All of this is, of course, further validation along with Microsoft’s Surface push of the approach Apple has long taken to tightly integrating hardware and software. It’s increasingly clear that the best results in hardware are achieved by those who can combine hardware and software in such a way, preferably with tight control of the whole process, and Google would get a lot closer to that goal through this acquisition. The big question still remains what happens to whatever’s left of HTC, which presumably will abandon making smartphones and focus on its Vive VR efforts, something that’s going to be a tough proposition in an increasingly competitive market. I’m still surprised that Google isn’t taking over the whole thing, because it could clearly benefit from the Vive assets as it seeks to deepen its own Daydream VR capabilities.

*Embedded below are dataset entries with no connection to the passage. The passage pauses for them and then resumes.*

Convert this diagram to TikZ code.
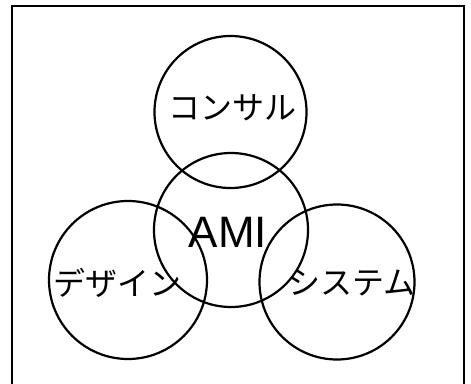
\documentclass[tikz,border=0pt]{standalone}
\usepackage{fontspec}
\setmainfont{Liberation Sans}
\newfontfamily\jpfont{Noto Sans CJK JP}
\begin{document}
\begin{tikzpicture}[x=1pt,y=-1pt,
  ring/.style={draw=black,line width=2.2pt,circle,inner sep=0pt},
  jplabel/.style={font=\jpfont\fontsize{32}{36}\selectfont,inner sep=0pt,anchor=center},
  amilabel/.style={font=\fontsize{44}{48}\selectfont,inner sep=0pt,anchor=center}]
\useasboundingbox (0,0) rectangle (471,383);
\coordinate (fbl) at (12,390);
\coordinate (ftl) at (12,6);
\coordinate (ftr) at (464,6);
\coordinate (fbr) at (464,390);
\draw[line width=2.2pt] (fbl) -- (ftl) -- (ftr) -- (fbr);
\node[ring,minimum size=152pt] (top) at (230.5,112) {};
\node[ring,minimum size=154pt] (mid) at (231,230) {};
\node[ring,minimum size=158pt] (left) at (128,280) {};
\node[ring,minimum size=155pt] (right) at (337,282) {};
\node[jplabel] (t1) at (232,108) {コンサル};
\node[amilabel] (t2) at (228,232) {AMI};
\node[jplabel] (t3) at (117,283) {デザイン};
\node[jplabel] (t4) at (352,283) {システム};
\end{tikzpicture}
\end{document}
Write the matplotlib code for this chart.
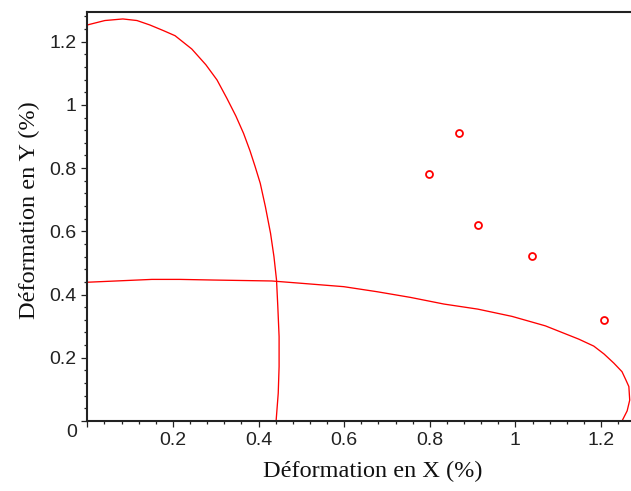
import matplotlib
matplotlib.use("Agg")
import matplotlib.pyplot as plt
from matplotlib.ticker import MultipleLocator, FuncFormatter

# ---- data ----
curve1_x = [0.0, 0.041, 0.083, 0.116, 0.146, 0.178, 0.205, 0.244, 0.277, 0.303,
            0.326, 0.347, 0.365, 0.380, 0.392, 0.404, 0.416, 0.428, 0.436, 0.442,
            0.445, 0.448, 0.448, 0.446, 0.441]
curve1_y = [1.253, 1.267, 1.272, 1.267, 1.253, 1.235, 1.219, 1.177, 1.127, 1.079,
            1.021, 0.965, 0.910, 0.855, 0.805, 0.752, 0.678, 0.594, 0.520, 0.446,
            0.362, 0.267, 0.172, 0.088, 0.0]

curve2_x = [0.0, 0.151, 0.216, 0.294, 0.431, 0.497, 0.599, 0.677, 0.755, 0.833,
            0.912, 0.992, 1.070, 1.148, 1.183, 1.207, 1.230, 1.249, 1.258, 1.265,
            1.267, 1.261, 1.249]
curve2_y = [0.439, 0.448, 0.448, 0.446, 0.443, 0.436, 0.425, 0.409, 0.391, 0.370,
            0.354, 0.331, 0.301, 0.259, 0.237, 0.212, 0.183, 0.156, 0.130, 0.109,
            0.066, 0.032, 0.0]

points_x = [0.868, 0.799, 0.912, 1.038, 1.206]
points_y = [0.912, 0.783, 0.620, 0.522, 0.319]

x_label = "Déformation en X (%)"
y_label = "Déformation en Y (%)"

# ---- figure ----
fig = plt.figure(figsize=(6.31, 4.91), dpi=100)
ax = fig.add_axes([87.3 / 631, 1 - 421 / 491, 1 - 87.3 / 631, (421 - 12) / 491])

red = "#ff0000"
ax.plot(curve1_x, curve1_y, color=red, lw=0.95, clip_on=False)
ax.plot(curve2_x, curve2_y, color=red, lw=0.95, clip_on=False)
ax.plot(points_x, points_y, linestyle="none", marker="o", markersize=5,
        markerfacecolor="none", markeredgecolor=red, markeredgewidth=1.3)

ax.set_xlim(0, 1.27)
ax.set_ylim(0, 1.294)

spine_col = "#222222"
for s in ["left", "bottom", "top"]:
    ax.spines[s].set_color(spine_col)
    ax.spines[s].set_linewidth(1.5)
ax.spines["right"].set_visible(False)

ax.xaxis.set_major_locator(MultipleLocator(0.2))
ax.xaxis.set_minor_locator(MultipleLocator(0.04))
ax.yaxis.set_major_locator(MultipleLocator(0.2))
ax.yaxis.set_minor_locator(MultipleLocator(0.04))

fmt = FuncFormatter(lambda v, p: "" if abs(v) < 1e-9 else ("%g" % round(v, 2)))
ax.xaxis.set_major_formatter(fmt)
ax.yaxis.set_major_formatter(fmt)

ax.tick_params(which="major", direction="out", length=4.5, width=0.9,
               color=spine_col, labelsize=14, pad=3.5, labelcolor="#222222")
ax.tick_params(which="minor", direction="out", length=2.2, width=0.9,
               color=spine_col)
ax.tick_params(top=False, right=False, which="both")
for lab in ax.get_xticklabels() + ax.get_yticklabels():
    lab.set_family("Liberation Sans")

# single origin label
ax.annotate("0", xy=(0, 0), xycoords="data", xytext=(-7.5, -2),
            textcoords="offset points", ha="right", va="top",
            fontsize=14, family="Liberation Sans", color="#222222")

ax.set_xlabel(x_label, family="Liberation Serif", fontsize=17.5, color="#111111")
ax.set_ylabel(y_label, family="Liberation Serif", fontsize=17.5, color="#111111")
ax.xaxis.set_label_coords(0.525, -0.098)
ax.yaxis.set_label_coords(-0.087, 0.516)

fig.savefig("out.png", dpi=100)
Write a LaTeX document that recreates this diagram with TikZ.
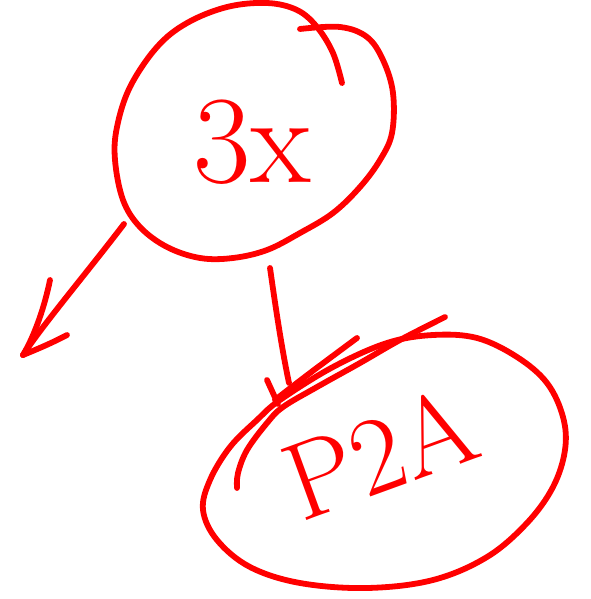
\documentclass[tikz,border=0pt]{standalone}
\usetikzlibrary{calc}
\definecolor{ink}{RGB}{255,0,0}
\tikzset{
  pen/.style={draw=ink, line width=5.8pt, line cap=round, line join=round},
  hand/.style={text=ink, inner sep=0pt},
}
\begin{document}
\begin{tikzpicture}[x=1pt,y=-1pt]
\useasboundingbox (0,0) rectangle (590,599);
% top circle (hand drawn)
\draw[pen] plot[smooth, tension=0.6] coordinates {
 (300,29) (340,27) (367,37) (383,60) (393,93) (392,133) (380,160) (360,187)
 (333,213) (300,233) (267,250) (233,258) (200,258) (167,247) (140,227)
 (123,200) (115,160) (117,127) (130,87) (157,47) (187,23) (227,7) (267,3)
 (297,10) (317,27) (333,53) (342,83)};
\node[hand, font=\fontsize{125}{125}\selectfont] (top) at (252,142) {3x};
% lower ellipse (hand drawn)
\draw[pen] plot[smooth cycle, tension=0.6] coordinates {
 (280,400) (333,367) (387,343) (433,335) (477,338) (517,357) (547,383)
 (563,417) (565,450) (553,487) (527,523) (487,557) (433,580) (367,588)
 (300,583) (250,567) (217,540) (203,510) (210,480) (230,447) (257,420)};
\node[hand, rotate=20, font=\fontsize{110}{110}\selectfont] (bottom) at (380,452) {P2A};
% extra strokes over the lower ellipse
\draw[pen] plot[smooth, tension=0.6] coordinates {
 (237,488) (238,473) (247,450) (267,423) (283,407) (317,387) (360,363) (400,340) (445,317)};
\draw[pen] plot[smooth, tension=0.6] coordinates {(275,400) (310,373) (357,338)};
% arrow to lower ellipse
\coordinate (a1s) at (270,268);
\coordinate (a1e) at (289,383);
\draw[pen] (a1s) .. controls (276,310) and (282,350) .. (a1e);
\coordinate (b1s) at (267,380);
\coordinate (b1e) at (278,404);
\draw[pen] (b1s) -- (b1e);
% arrow to the lower left
\coordinate (a2s) at (124,224);
\coordinate (a2e) at (23,355);
\draw[pen] (a2s) .. controls (85,275) and (45,322) .. (a2e);
\coordinate (b2s) at (50,280);
\draw[pen] (b2s) .. controls (45,305) and (35,335) .. (a2e);
\coordinate (b3s) at (67,335);
\draw[pen] (b3s) .. controls (50,344) and (35,350) .. (a2e);
\end{tikzpicture}
\end{document}
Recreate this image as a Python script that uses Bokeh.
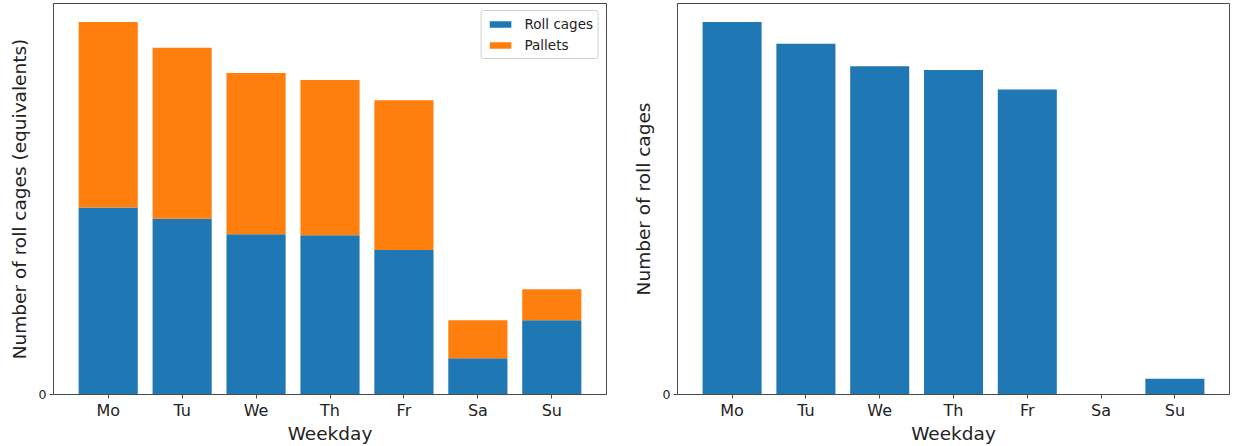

Evan Blass, who used to publish leaks anonymously under the pseudonym Evleaks and has a great track record of accurate reporting, claims these are pictures of the forthcoming Samsung Galaxy S8. The main changes are a full screen front, with the fingerprint sensor moved to the back, while charging switches from micro USB to USB-C, and Samsung retains the headphone jack. The smaller bezel approach has been widely rumored for the next iPhone this fall, and I think what we’re seeing here to some extent is the same rush into smartwatches in the year or two before the Apple Watch emerged, driven by rumors of where Apple was going. In the smartwatch category, we saw a variety of failed attempts to create something compelling only for the Apple Watch to dominate the market when it launched, and you always have to wonder with this pre-emptive following whether competitors will really be able to crack the concept in a way that’s as compelling as whatever Apple releases. Xiaomi already has an essentially bezel-less phone, LG is reported to be moving in that direction, and now Samsung supposedly is too. It’ll be very interesting to see how this space looks at the end of the year once all these phones (including a new iPhone) are on the market.
It’s always seemed almost a point of pride with Snapchat that its user interface is unintuitive and hard to navigate, so it’s a bit surprising to see it engage in such a significant redesign of its app. But this may well make the app less intimidating to new users who’ve been put off by the previous arcane user interface, which may be an indication that Snap wants to broaden the appeal of its app beyond its current target market.